The following are opinion pieces developed by partners of NAPPC (North American Pollinator Protection Campaign). They are opinions expressed by the author. If you have any comments, please direct them here.

Conservation of Native Pollinators on Golf Courses

Golf courses contain large areas that remain out-of-play and often unmanaged, providing habitat for plants and insects. These areas can be valuable for restoring populations of wildlife that help pollinate the surrounding plant life. The United States Golf Association is providing education to course managers and golfers about native pollinators, including native bees, butterflies, and moths that have been on the decline in the last twenty years.

With help from the U.S. Department of Agriculture Bee Biology and Systematics Laboratory, the USGA funded a three-year project in 1997 with The Xerces Society to study the conservation of native pollinators, especially of bees, on golf courses. The published guidelines, Making Room for Native Pollinators: How to Create Habitat for Pollinator Insects on Golf Courses were prepared because of that project. The guidelines illustrate that simple changes to the environment of golf courses can have great benefits for wildlife. A flower-rich habitat for bees may also become home to hummingbirds, butterflies, beetles, or flower flies, and diverse habitats will attract other animals and birds. Some of the insects attracted, such as solitary-nesting wasp species, prey on cutworms that infest golf courses.

These golf course habitat areas for plants and insects also offer educational possibilities, not just for the golfers but also for local schools and communities who can learn about practical conservation techniques and witness first-hand their benefits. Conservation of native bees and plants is a valuable way in which golf courses can contribute to a healthier environment, and is a simple task to integrate into the management of a course.

Recently, the USGA, along with Syngenta and the University of Kentucky Nursery Endowment Fund, are supporting the first use of a program called Operation Pollinator on North American golf courses. "Bees are really critical for food supply," said Daniel Potter, professor of entomology at the University of Kentucky (UK). Hence, there is an urgent need to cultivate spaces that are friendly to bees and butterflies. Emily Dobbs, a UK graduate student in entomology, began the project in 2011 to produce mixes of wildflowers that would attract bees and butterflies. Then, she planted them on six Lexington golf courses.

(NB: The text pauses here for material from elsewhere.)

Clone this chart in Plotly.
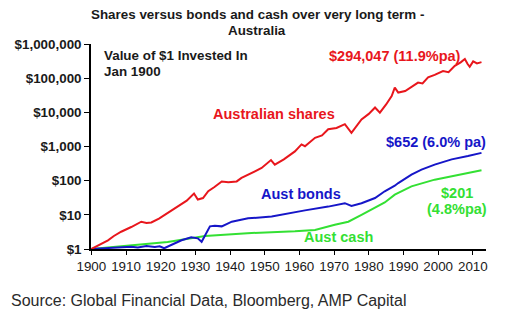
import plotly.graph_objects as go

# ---- data ----
share_years = [1900, 1902.5, 1904.8, 1906.5, 1908.6, 1911.5, 1914.4, 1915.9, 1917.3, 1919.5, 1921.2, 1923.0,
               1925, 1927.5, 1929.6, 1930.7, 1932.2, 1933.7, 1935.5, 1937.6, 1939.5, 1941.9, 1943.3, 1946.0,
               1949.1, 1951.8, 1952.9, 1955.5, 1958.7, 1960.6, 1961.6, 1964.5, 1966.5, 1968.3, 1970.7, 1973.1,
               1975, 1977.9, 1980.0, 1981.8, 1983.2, 1985.0, 1986.6, 1987.5, 1988.5, 1990.5, 1992.3, 1994.2,
               1995.5, 1997.1, 1999.0, 2001.4, 2003.0, 2004.8, 2006.5, 2007.7, 2008.5, 2009.1, 2010.1, 2011.2, 2012.5]
share_vals = [1.0, 1.35, 1.8, 2.4, 3.2, 4.4, 6.3, 5.8, 6.0, 7.8, 10, 13,
              17, 26, 42, 28, 31, 49, 65, 95, 90, 95, 120, 160,
              235, 400, 295, 420, 720, 1150, 1020, 1800, 2100, 3200, 3500, 4500,
              2500, 6200, 9000, 13800, 9800, 17000, 30000, 53000, 38000, 42000, 54000, 74000,
              70000, 105000, 125000, 162000, 150000, 230000, 290000, 365000, 260000, 215000, 310000, 270000, 294047]

bond_years = [1900, 1904.8, 1908.6, 1911.5, 1913.4, 1915.9, 1918.3, 1919.7, 1921, 1923.1, 1926, 1928.8,
              1930.7, 1931.8, 1932.8, 1934.2, 1935.6, 1937.6, 1940.5, 1945.2, 1952, 1956.8, 1961.6, 1968.3,
              1973.1, 1975, 1977.9, 1981.8, 1984.6, 1987.5, 1988.5, 1992.3, 1995.2, 1999, 2003.9, 2008.6, 2012.5]
bond_vals = [1.0, 1.05, 1.12, 1.17, 1.1, 1.23, 1.15, 1.2, 1.05, 1.32, 1.8, 2.2,
             2.05, 1.62, 2.6, 4.6, 4.8, 4.6, 6.3, 7.9, 8.9, 11.2, 13.5, 17.4,
             21.9, 18.2, 21.9, 31, 49, 71, 85, 150, 210, 295, 420, 525, 652]

cash_years = [1900, 1910, 1922, 1932.8, 1945, 1958.7, 1964.5, 1970.2, 1974.1, 1977.9, 1981.8, 1984.6,
              1987.5, 1992.3, 1999, 2005.8, 2012.5]
cash_vals = [1.0, 1.25, 1.6, 2.4, 2.9, 3.3, 3.6, 5.1, 6.3, 10, 16, 23,
             39, 68, 107, 150, 201]

y_tick_vals = [1, 10, 100, 1000, 10000, 100000, 1000000]
y_tick_text = ["$1", "$10", "$100", "$1,000", "$10,000", "$100,000", "$1,000,000"]
x_tick_vals = list(range(1900, 2011, 10))

RED = "#e8161c"
BLUE = "#1616c8"
GREEN = "#33e033"
DARK = "#1a1a1a"

fig = go.Figure()
fig.add_trace(go.Scatter(x=cash_years, y=cash_vals, mode="lines", line=dict(color=GREEN, width=2)))
fig.add_trace(go.Scatter(x=bond_years, y=bond_vals, mode="lines", line=dict(color=BLUE, width=2)))
fig.add_trace(go.Scatter(x=share_years, y=share_vals, mode="lines", line=dict(color=RED, width=2)))

W, H = 529, 318
L, R, T, B = 91, 486, 44.3, 249


def px(x):
    return (x - L) / (R - L)


def py(y):
    return (B - y) / (B - T)


def ann(text, x, y, color, size, xanchor="center"):
    fig.add_annotation(text=text, x=px(x), y=py(y), xref="paper", yref="paper",
                       xanchor=xanchor, yanchor="middle", showarrow=False,
                       font=dict(family="Liberation Sans, Arial", size=size, color=color))


ann("<b>Shares versus bonds and cash over very long term -</b>", 257, 15, DARK, 13.4)
ann("<b>Australia</b>", 257, 31, DARK, 13.4)
ann("<b>Value of $1 Invested In</b>", 102, 56, DARK, 13.4, "left")
ann("<b>Jan 1900</b>", 102, 72, DARK, 13.4, "left")
ann("<b>$294,047 (11.9%pa)</b>", 395, 56, RED, 14.5)
ann("<b>Australian shares</b>", 273.5, 114, RED, 14.5)
ann("<b>$652 (6.0% pa)</b>", 436, 142, BLUE, 14.5)
ann("<b>Aust bonds</b>", 301, 194, BLUE, 14.5)
ann("<b>$201</b>", 457, 193, GREEN, 14.5)
ann("<b>(4.8%pa)</b>", 457, 209, GREEN, 14.5)
ann("<b>Aust cash</b>", 338.5, 237, GREEN, 14.5)
ann("Source: Global Financial Data, Bloomberg, AMP Capital", 9, 300, "#2a2a2a", 16, "left")

fig.update_layout(
    width=W, height=H,
    margin=dict(l=L, r=W - R, t=T, b=H - B, pad=0),
    paper_bgcolor="white", plot_bgcolor="white",
    showlegend=False,
    font=dict(family="Liberation Sans, Arial", color=DARK),
)
fig.update_xaxes(range=[1899.9, 2013.8], tickvals=x_tick_vals, ticks="outside", ticklen=4,
                 tickcolor="black", showline=True, linecolor="black", linewidth=1.5,
                 showgrid=False, zeroline=False,
                 tickfont=dict(family="Liberation Sans, Arial", size=13.4, color=DARK),
                 tickprefix="<b>", ticksuffix="</b>")
fig.update_yaxes(type="log", range=[0, 6], tickvals=y_tick_vals,
                 ticktext=["<b>" + t + "</b>" for t in y_tick_text],
                 ticks="outside", ticklen=5, tickcolor="black", showline=True, linecolor="black",
                 linewidth=1.5, showgrid=False, zeroline=False,
                 tickfont=dict(family="Liberation Sans, Arial", size=13.4, color=DARK))

fig.write_html("out.html")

"You can't just go out in a field and start throwing seeds around," Potter said. The plots are 20 feet by 200 feet for each of the golf courses. Of the three seed mixes developed, Dobbs said one is for butterflies, two are for bees, and one is a fallow plot that serves as a control. Consisting of perennial plants, the seed mix is designed to provide visual interest for all seasons. "There's an opportunity to create a sanctuary here," Dobbs explained. She is using different techniques to measure success, including the number of blooms, "bee bowl" trapping in bright plastic bowls with soapy water, and butterfly nets.

Initiated by the Syngenta Company, Operation Pollinator projects began in Great Britain. The idea is to provide scattered plantings for bees and butterflies to gather pollen and nectar. For North America, "The possibilities for other pollinator gardens are nearly endless — on horse farms, school grounds, private homes, and even neighborhood parkland," Dobbs said. For now, Potter suggested, "The golf course can become an urban sanctuary."

Bee nesting blocks can be made from blocks of water-resistant lumber at least 4 inches by 6 inches, or even 8 inches. Treated lumber and cedar should be avoided as the chemicals will affect the nests (from Making Room for Native Pollinators).

Additional Information:

Truman, Cheryl. "UK Student Plants Golf Course Gardens to Increase Bee, Butterfly Populations." (30 Apr. 2013): n. pag. The Lexington Herald-Leader. Web. 09 May 2013.

Shepherd, Matthew. 2002. Making Room for Native Pollinators: How to Create Habitat for Pollinator Insects on Golf Courses. Far Hill, New Jersey: United States Golf Association; and Portland, Oregon: Xerces Society. 30 pp.

Shepherd, Matthew; Vaughan, Mace; Black, Scott Hoffman. 2006. MAKING MORE ROOM A Companion to Making Room for Native Pollinators: Oregon’s Butterflies, Local Plants, and Extra Resources. Portland, Oregon: The Xerces Society for Invertebrate Conservation. 48 pp.